Una estrategia de aprendizaje es “un proceso de toma de decisiones (consistentes e intencionales) en las cuales el alumno elige y recupera, de manera coordinada, los conocimientos que necesita para cumplimentar una determinada demanda, un objetivo, dependiendo de las características de la situación educativa en que se produce la acción”, (Monereo, Carlos, México 1998)
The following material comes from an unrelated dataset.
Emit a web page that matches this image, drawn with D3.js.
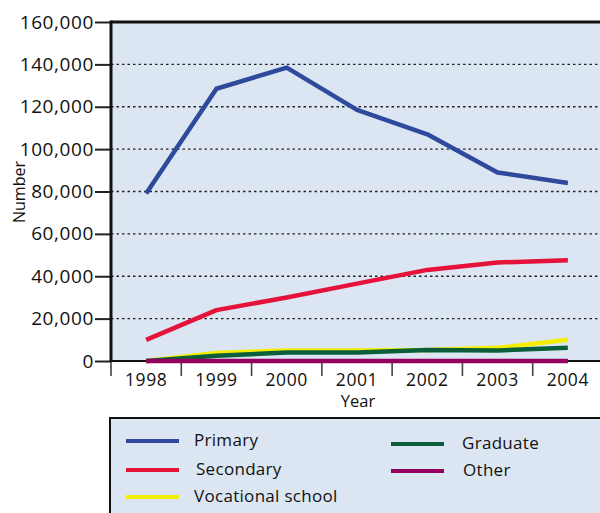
<!DOCTYPE html>
<html>
<head>
<meta charset="utf-8">
<script src="https://cdn.jsdelivr.net/npm/d3@7"></script>
<style>
    body { margin: 0; background: #fff; }
    #chart { width: 600px; height: 513px; overflow: hidden; }
    text { font-family: "Open Sans", sans-serif; fill: #111; }
</style>
</head>
<body>
<div id="chart"></div>
<script>
let years = ['1998', '1999', '2000', '2001', '2002', '2003', '2004'];
let yTicks = [0, 20000, 40000, 60000, 80000, 100000, 120000, 140000, 160000];

let primary = [79000, 128500, 138500, 118500, 107000, 89000, 84000];
let secondary = [10000, 24000, 30000, 36500, 43000, 46500, 47500];
let vocational = [0, 3800, 5000, 5000, 5200, 6200, 10000];
let graduate = [0, 2500, 4000, 4000, 5200, 5000, 6300];
let other = [0, 0, 0, 0, 0, 0, 0];

let seriesNames = ['Primary', 'Secondary', 'Vocational school', 'Graduate', 'Other'];
let seriesColors = ['#2f4a9c', '#e5123a', '#f4ef00', '#0a5e3a', '#94005f'];

let series = [primary, secondary, vocational, graduate, other].map((v, i) => ({
    name: seriesNames[i],
    color: seriesColors[i],
    values: v
}));

let chartWidth = 600,
    chartHeight = 513,
    chartMargin = {left: 111, top: 22, right: -3, bottom: 152},
    clipWidth = chartWidth - chartMargin.left - chartMargin.right,
    clipHeight = chartHeight - chartMargin.top - chartMargin.bottom;

let svg = d3.select('#chart').append('svg')
    .attr('width', chartWidth)
    .attr('height', chartHeight);

let g = svg.append('g')
    .attr('transform', `translate(${chartMargin.left}, ${chartMargin.top})`);

let xScale = d3.scaleBand()
    .domain(years)
    .range([0, clipWidth]);

let yScale = d3.scaleLinear()
    .domain([0, 160000])
    .range([clipHeight, 0]);

// plot background
g.append('rect')
    .attr('width', clipWidth)
    .attr('height', clipHeight)
    .attr('fill', '#dce6f2');

// dotted grid
g.append('g')
    .selectAll('line')
    .data(yTicks.filter(d => d > 0 && d < 160000))
    .join('line')
    .attr('x1', 0)
    .attr('x2', clipWidth)
    .attr('y1', d => yScale(d))
    .attr('y2', d => yScale(d))
    .attr('stroke', '#222')
    .attr('stroke-width', 1.3)
    .attr('stroke-dasharray', '2.5,3');

// y axis
let yAxis = g.append('g')
    .call(d3.axisLeft(yScale)
        .tickValues(yTicks)
        .tickSize(16)
        .tickPadding(1)
        .tickFormat(d3.format(',d')));
yAxis.select('.domain').remove();
yAxis.selectAll('line').attr('stroke', '#222').attr('stroke-width', 2);
yAxis.selectAll('text')
    .attr('font-size', 19)
    .style('font-size', '19px')
    .style('letter-spacing', '0.6px')
    .attr('fill', '#111');

// x axis: separators between years
let xAxis = g.append('g')
    .attr('transform', `translate(0, ${clipHeight})`);
xAxis.selectAll('line')
    .data(years.concat(['end']))
    .join('line')
    .attr('x1', (d, i) => i * xScale.step())
    .attr('x2', (d, i) => i * xScale.step())
    .attr('y1', 0)
    .attr('y2', 15)
    .attr('stroke', '#444')
    .attr('stroke-width', 1.6);
xAxis.selectAll('text')
    .data(years)
    .join('text')
    .attr('x', d => xScale(d) + xScale.bandwidth() / 2)
    .attr('y', 25)
    .attr('text-anchor', 'middle')
    .style('font-size', '17.5px')
    .style('letter-spacing', '0.6px')
    .text(d => d);

// frame lines
g.append('line')
    .attr('x1', 0).attr('x2', clipWidth)
    .attr('y1', 0).attr('y2', 0)
    .attr('stroke', '#111').attr('stroke-width', 3);
g.append('line')
    .attr('x1', 0).attr('x2', 0)
    .attr('y1', -1.5).attr('y2', clipHeight + 1)
    .attr('stroke', '#111').attr('stroke-width', 3);
g.append('line')
    .attr('x1', 0).attr('x2', clipWidth)
    .attr('y1', clipHeight).attr('y2', clipHeight)
    .attr('stroke', '#111').attr('stroke-width', 2);

// series lines
let line = d3.line()
    .x((d, i) => xScale(years[i]) + xScale.bandwidth() / 2)
    .y(d => yScale(d));

g.append('g')
    .selectAll('path')
    .data(series)
    .join('path')
    .attr('d', d => line(d.values))
    .attr('fill', 'none')
    .attr('stroke', d => d.color)
    .attr('stroke-width', 4.5)
    .attr('stroke-linejoin', 'round');

// axis titles
svg.append('text')
    .attr('x', 358)
    .attr('y', 407)
    .attr('text-anchor', 'middle')
    .style('font-size', '16.5px')
    .text('Year');

svg.append('text')
    .attr('transform', 'translate(25, 192) rotate(-90)')
    .attr('text-anchor', 'middle')
    .style('font-size', '16px')
    .text('Number');

// legend
let legend = svg.append('g');
legend.append('rect')
    .attr('x', 110)
    .attr('y', 418)
    .attr('width', 500)
    .attr('height', 110)
    .attr('fill', '#dce6f2')
    .attr('stroke', '#111')
    .attr('stroke-width', 2);

let legendPos = [
    {x: 126, y: 441, tx: 194},
    {x: 126, y: 470, tx: 196},
    {x: 126, y: 497, tx: 194},
    {x: 391, y: 444, tx: 462},
    {x: 391, y: 471, tx: 463}
];

let legendItems = legend.selectAll('.item')
    .data(series)
    .join('g')
    .attr('class', 'item');

legendItems.append('line')
    .attr('x1', (d, i) => legendPos[i].x)
    .attr('x2', (d, i) => legendPos[i].x + 53)
    .attr('y1', (d, i) => legendPos[i].y)
    .attr('y2', (d, i) => legendPos[i].y)
    .attr('stroke', d => d.color)
    .attr('stroke-width', 4);

legendItems.append('text')
    .attr('x', (d, i) => legendPos[i].tx)
    .attr('y', (d, i) => legendPos[i].y + 5)
    .style('font-size', '17px')
    .style('letter-spacing', '0.3px')
    .text(d => d.name);
</script>
</body>
</html>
Para propiciar que los alumnos desarrollen estrategias de aprendizaje resulta importante tener en cuenta las características de cada situación concreta del PEA (proceso de enseñanza–aprendizaje) y tener claro que el alumno es capaz de emplearlas cuando es capaz de ajustar lo que piensa y lo que hace a las exigencias de una actividad o tarea encomendada. Esas exigencias parten de los objetivos específicos que se persiguen y de la función productiva o conjunto de actividades que llevarán a la consecución de esos objetivos.
Las estrategias se consideran como una guía de las acciones que hay que seguir, pero no impuestas desde afuera sino aunadas a un proceso de reflexión sobre cuándo y por qué es útil determinado procedimiento, sus ventajas y desventajas, etc. Para esto se impone que el propio alumno planifique su actuación, controle el proceso mientras resuelve la tarea y valore la manera en que ha llevado a cabo la misma (aspecto pocas veces planteado a los alumnos, para que ellos mismos intervengan en su aprendizaje).
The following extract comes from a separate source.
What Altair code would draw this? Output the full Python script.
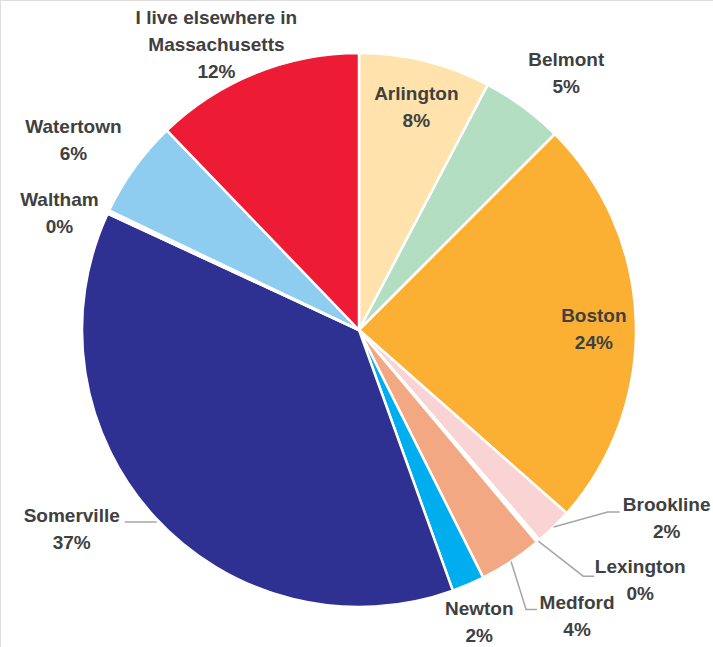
import math
import altair as alt
import pandas as pd

# ---- data ----
towns = ["Arlington", "Belmont", "Boston", "Brookline", "Lexington", "Medford",
         "Newton", "Somerville", "Waltham", "Watertown",
         "I live elsewhere in\nMassachusetts"]
shares = [7.7, 4.8, 24.0, 2.2, 0.2, 3.7, 1.9, 37.4, 0.2, 5.7, 12.2]
pct_labels = ["8%", "5%", "24%", "2%", "0%", "4%", "2%", "37%", "0%", "6%", "12%"]
colors = ["#FFE2AC", "#B3DEC1", "#FBB034", "#FAD4D5", "#FFFFFF", "#F2A983",
          "#00AEEF", "#2E3192", "#FFFFFF", "#8FCDF0", "#ED1B33"]

# ---- layout (pixels) ----
W, H = 713, 647
CX, CY, R = 359, 330, 277
LH = 27  # label line height
# label (block centre) offsets from the rim point at each slice's mid angle
label_off = [(-9, 46), (43, -33), (-42, 8), (113, -9), (102, 39), (66, 55),
             (11, 38), (-83, 12), (-49, 1), (-61, -27), (-39, -28)]
# leader line bend points (offsets from the rim point), empty = no line
leader_pts = {3: [(0, 0), (54, -15), (66, -15)],
              4: [(0, 0), (45, 35), (56, 35)],
              5: [(0, 0), (15, 48), (26, 48)],
              7: [(2, 5), (-30, 5)]}

total = sum(shares)
rows, lines = [], []
cum = 0.0
for i, (t, s) in enumerate(zip(towns, shares)):
    mid = (cum + s / 2) / total * 2 * math.pi
    cum += s
    rx = CX + R * math.sin(mid)
    ry = CY - R * math.cos(mid)
    dx, dy = label_off[i]
    label = t + "\n" + pct_labels[i]
    n = label.count("\n") + 1
    rows.append({"idx": i, "town": t, "share": s, "label": label,
                 "lx": rx + dx, "ly": ry + dy - (n - 1) * LH / 2})
    for k, (ox, oy) in enumerate(leader_pts.get(i, [])):
        lines.append({"town": t, "seq": k, "px": rx + ox, "py": ry + oy})

df = pd.DataFrame(rows)
ldf = pd.DataFrame(lines)

xs = alt.Scale(domain=[0, W], nice=False, zero=False)
ys = alt.Scale(domain=[0, H], nice=False, zero=False, reverse=True)

pie = alt.Chart(df).mark_arc(outerRadius=R, stroke="white", strokeWidth=2.5).encode(
    theta=alt.Theta("share:Q", stack=True),
    order=alt.Order("idx:Q"),
    color=alt.Color("town:N", scale=alt.Scale(domain=towns, range=colors), legend=None),
    x=alt.value(CX),
    y=alt.value(CY),
)

leaders = alt.Chart(ldf).mark_line(color="#A6A6A6", strokeWidth=1.5).encode(
    x=alt.X("px:Q", scale=xs, axis=None),
    y=alt.Y("py:Q", scale=ys, axis=None),
    detail="town:N",
    order="seq:Q",
)

labels = alt.Chart(df).mark_text(
    font="Liberation Sans", fontWeight="bold", fontSize=19,
    color="#404040", align="center", baseline="middle", lineBreak="\n", lineHeight=LH,
).encode(
    x=alt.X("lx:Q", scale=xs, axis=None),
    y=alt.Y("ly:Q", scale=ys, axis=None),
    text="label:N",
)

chart = alt.layer(pie, leaders, labels).properties(
    width=W, height=H, autosize=alt.AutoSizeParams(type="none"), padding=0,
).configure_view(stroke=None).configure(background="white")

chart.save("out.html", embed_options={"renderer": "svg", "actions": False})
Como puede verse ser estratégico no sólo está referido a cuestiones de planeación, sino que se trata de una constante toma de decisiones por parte del alumno (y por supuesto del profesor) que le permita ir comprendiendo lo que va haciendo. Una buena estrategia de aprendizaje debe transitar por preguntas como las siguientes: ¿Para qué es útil lo que voy a hacer?, ¿Con qué conocimientos cuento para hacerlo?, ¿Qué conocimiento voy a obtener?
La respuesta a estas preguntas no debe circunscribirse sólo a los conocimientos declarativos, o sea, aquellos que podemos memorizar y declarar, pero que tal vez no sepamos qué hacer con ellos, por lo que es necesario un conocimiento reflexivo. El conocimiento reflexivo es ya estratégico, toda vez que puede usarse en circunstancias y contextos diferentes.
De ahí que cualquier planeación estratégica debe transitar por la determinación de hacia dónde queremos ir y para qué, con qué fortalezas contamos, qué podemos concretar en niveles de ayuda, las acciones de ejecución o realización concreta, el análisis de los resultados, lo positivo y lo negativo de esos resultados, todo con la finalidad de reiniciar un proceso de gravitación sobre las debilidades para ir en la búsqueda de mejores resultados en nuestros alumnos.